The case left an indelible mark on other prosecutors in the office.

Higgins said he broke down in tears one day when he realized the implications of the shooting and its aftermath. The officers’ claims that they feared for their lives did not hold up against the video and the other evidence, he concluded.

“This makes me angry…Who the hell is representing the public? Who the hell is representing Caroline Small? Tell me? Nobody.”

Former prosecutor David Peterson

The extraordinary steps the Glynn police department seemed to be taking to protect their officers from prosecution also disturbed him.

“It has affected me very deeply in that regard in that someone was very brutally killed, unnecessarily, and nothing has been done about it,” Higgins said.

Higgins was so concerned about justice being subverted in the criminal case that he wrote to Small’s family after he left the DA’s office in 2010, notifying them that they needed to act within 12 months of the shooting if they planned to file a civil lawsuit. The family filed and ultimately lost a federal wrongful death lawsuit against the officers.

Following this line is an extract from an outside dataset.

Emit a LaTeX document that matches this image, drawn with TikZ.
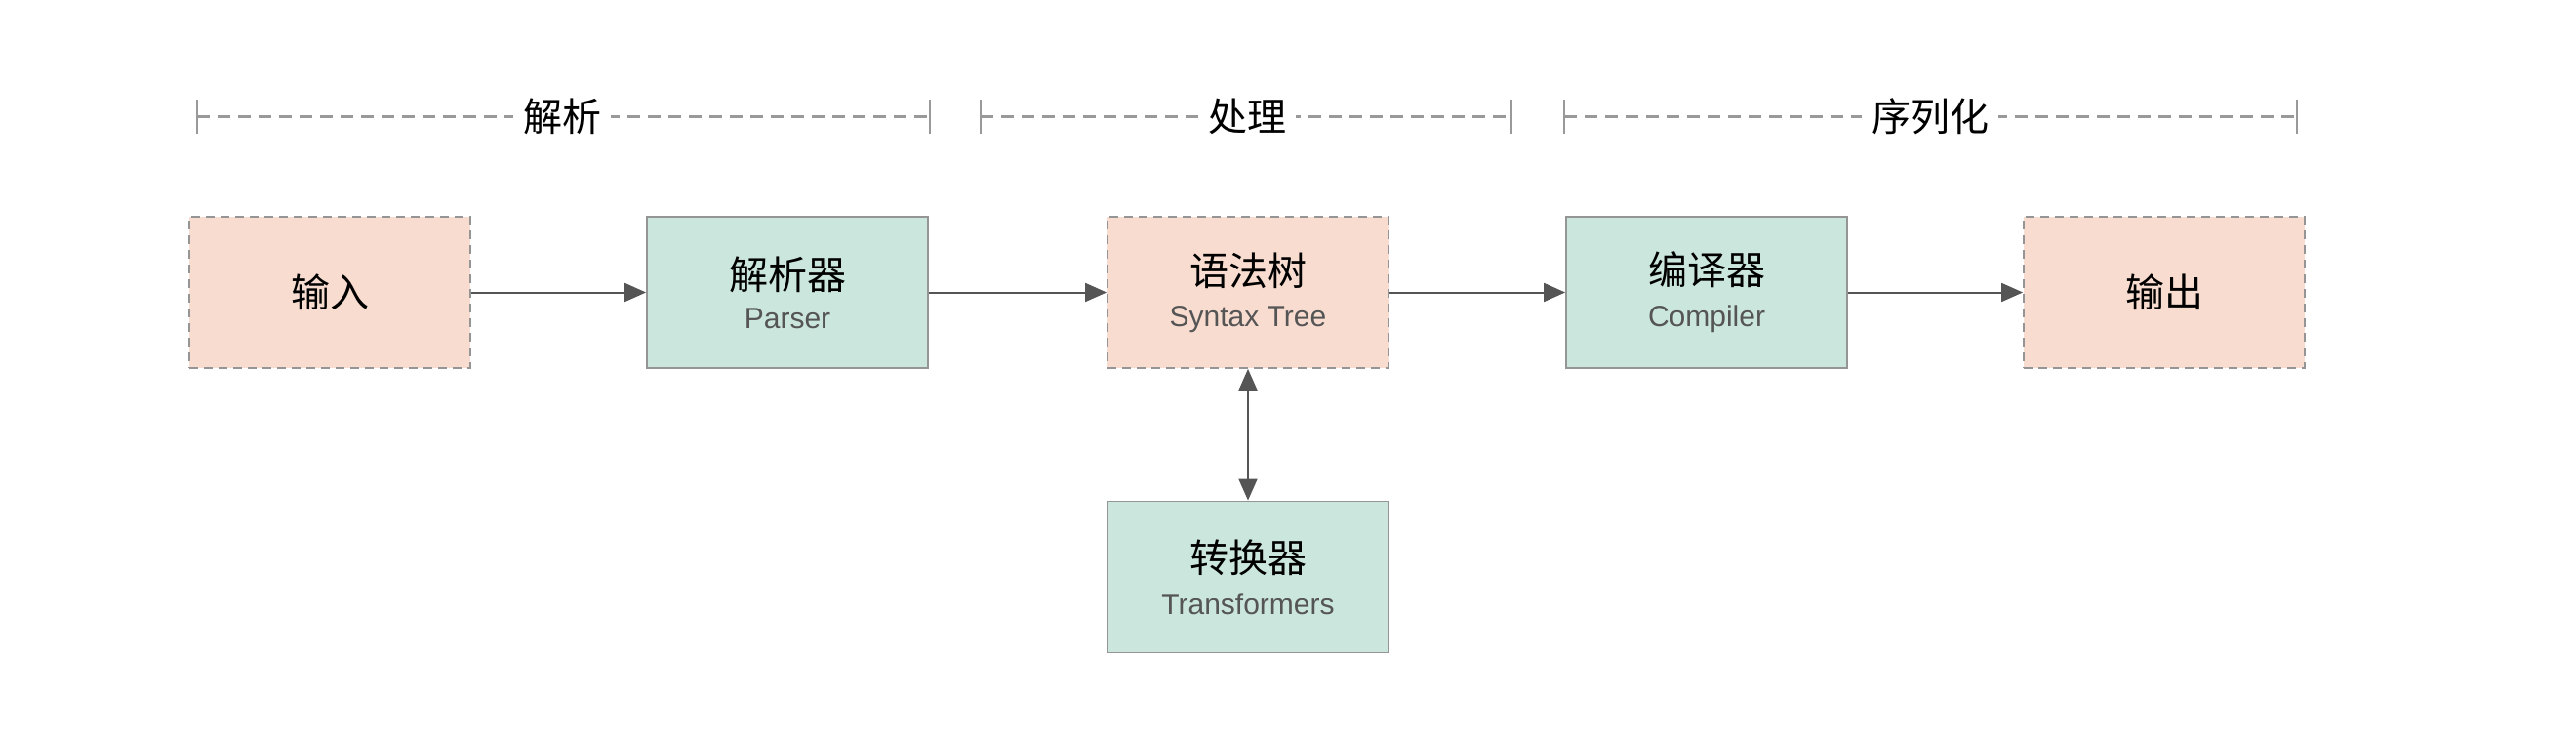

“I had hoped to be a career prosecuting attorney and as a prosecuting attorney one wants to see justice done,” Higgins told the AJC and Channel 2. “The lack of any action on the case and the way in which it was handled basically eliminated that possibility. It’s hard to accept injustice.”

Greg Perry said his father believed the case needed to be prosecuted, not just presented to a grand jury. But the manner in which Johnson fired him left David Perry with the prophetic belief that would never happen. The case gnawed at him until his death this past February, his son said.

“My dad had a very strong sense of right and wrong — consequences be damned,” said Greg Perry.